Insolvency Regulation

Credit Today reports "OFT weighs up insolvency regulation" on the Office of Fair Trading study of the corporate insolvency market.

The OFT is considering whether to recommend that the number of Recognised Professional Bodies (regulators) be reduced to 2 or 3 - or even one. A key issue appears to be the encouragement of trust in the profession and transparency.

There is a lack of understanding about insolvency amongst creditors, according to the OFT. I think that is hardly surprising. The profession and the regulators have a lot to do to educate ordinary businesses and consumers. Insolvency is a complex technical and legal subject and not all practitioners are as user-friendly as they might be!

A tentative thought from the OFT is, interestingly, that secured creditor involvement appears to "regulate" IPs outside the formal system. If so, shouldn't banks' panels be expanded to encompass more IPs?

Insolvency practitioners are highly qualified professionals, and they are highly regulated. That they are trustworthy and properly represent creditors' interests should be made self-evident through effective regulation.

Retail insolvencies as the credit crunch hits the high street

We reported in our earlier blog 'Retail Insolvency News', that the New Year is a time when retail insolvencies tend to come to the fore. 

Some British retailers, hit by poor Christmas trading, may struggle to pay their December rent bills, forcing them into insolvency or a debt restructuring in the New Year.  Experts are predicting that the most likely to run into trouble are 'big ticket' retailers selling discretionary products.  

So noted Credit Today recently.  As one of those whose view they sought I think there are systemic risks and that big-ticket, discretionary-spend retailers are in the front line.

But so far 2008's prominent retail insolvencies have been in shoes (Stead & Simpson and Dolcis), books (The Works) and fashion (Elvi and Base Menswear).

The common thread is undistinguished chains at the low end of the middle market being most  at risk, with the credit crunch affecting future levels of retail spending and spending on non-essential delayable purchases.
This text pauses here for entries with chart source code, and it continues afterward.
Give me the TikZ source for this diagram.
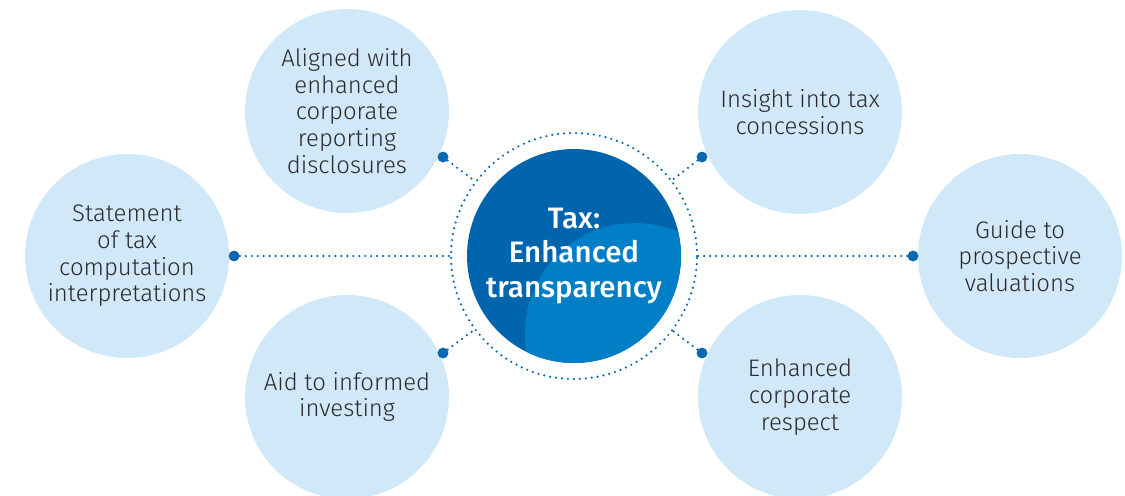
\documentclass[tikz,border=0pt]{standalone}
\usepackage{fontspec}
\setmainfont{Fira Sans}[UprightFont={* Light}, BoldFont={* Medium}]
\usepackage{tikz}
\usetikzlibrary{calc}
\definecolor{pale}{HTML}{D0E8F7}
\definecolor{deep}{HTML}{0065AC}
\definecolor{mid}{HTML}{007FC7}
\definecolor{dotc}{HTML}{0A68B0}
\definecolor{ink}{HTML}{2A2A2A}
\tikzset{
  bubble/.style={circle, fill=pale, minimum size=4.08cm, inner sep=0pt, align=center,
    text=ink, font=\fontsize{13.6}{15.2}\selectfont},
  knob/.style={circle, fill=dotc, minimum size=6.2pt, inner sep=0pt},
  dotline/.style={draw=dotc, line width=1.4pt, line cap=round, dash pattern=on 0pt off 3.4pt},
  hub/.style={text=white, align=center, font=\bfseries\fontsize{16.8}{19.4}\selectfont}
}

\begin{document}
\begin{tikzpicture}[x=0.02cm, y=-0.02cm]
  \useasboundingbox (0,0) rectangle (1125,495);
  \clip (0,0) rectangle (1125,495);

  \def\rin{2.14cm}
  \def\rring{2.46cm}
  \coordinate (O) at (574,256);

  % Outer bubbles
  \node[bubble] (align) at (347,111) {Aligned with\\enhanced\\corporate\\reporting\\disclosures};
  \node[bubble] (insight) at (800,112) {Insight into tax\\concessions};
  \node[bubble] (stmt) at (127,256) {Statement\\of tax\\computation\\interpretations};
  \node[bubble] (guide) at (1020,256) {Guide to\\prospective\\valuations};
  \node[bubble] (aid) at (347,397) {Aid to informed\\investing};
  \node[bubble] (respect) at (800,397) {Enhanced\\corporate\\respect};

  % Hub (dark disc, lighter disc clipped inside)
  \fill[deep] (O) circle (\rin);
  \begin{scope}
    \clip (O) circle (\rin);
    \fill[mid] (635,333) circle (2.2cm);
  \end{scope}
  \draw[dotline] (O) circle (\rring);
  \node[hub] (hub) at (O) {Tax:\\Enhanced\\transparency};

  % Connectors from the ring out to the bubbles
  \node[knob] (kalign) at (443,157) {};
  \node[knob] (kinsight) at (702,157) {};
  \node[knob] (kstmt) at (234,256) {};
  \node[knob] (kguide) at (913,256) {};
  \node[knob] (kaid) at (443,353) {};
  \node[knob] (krespect) at (702,353) {};

  \foreach \k in {kalign,kinsight,kstmt,kguide,kaid,krespect}
    \draw[dotline] (\k) -- ($(O)!\rring!(\k)$);
\end{tikzpicture}
\end{document}
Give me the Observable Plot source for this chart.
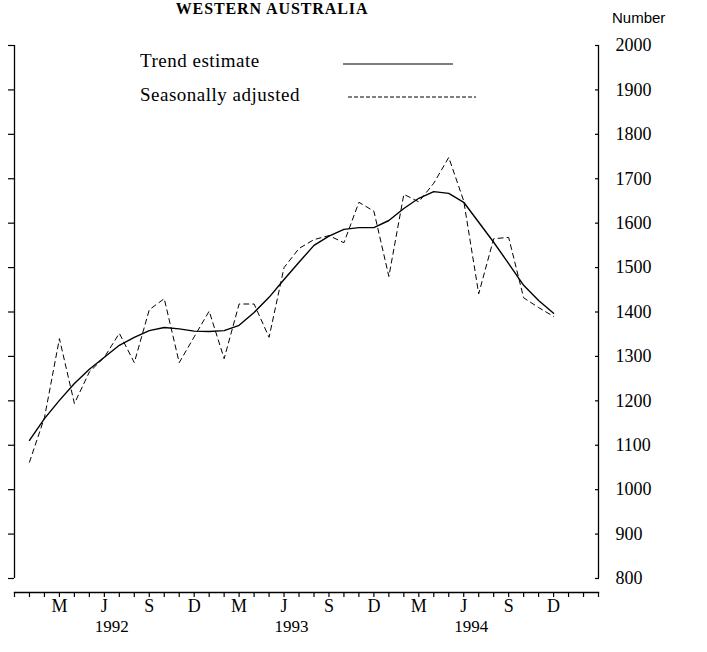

Differentiation and a nose for fickle customer demand remain the key factors for survival.

The Financial Times observes (here) that the tally of retail failures is lower than it might have been. Restructuring takes longer because of the more complex stakeholder structures found now compared to 5 years ago, and some of the weaker players saw the New Year's problems coming. Together these factors encouraged some retailers to start taking advice and acting early enough to avoid administration.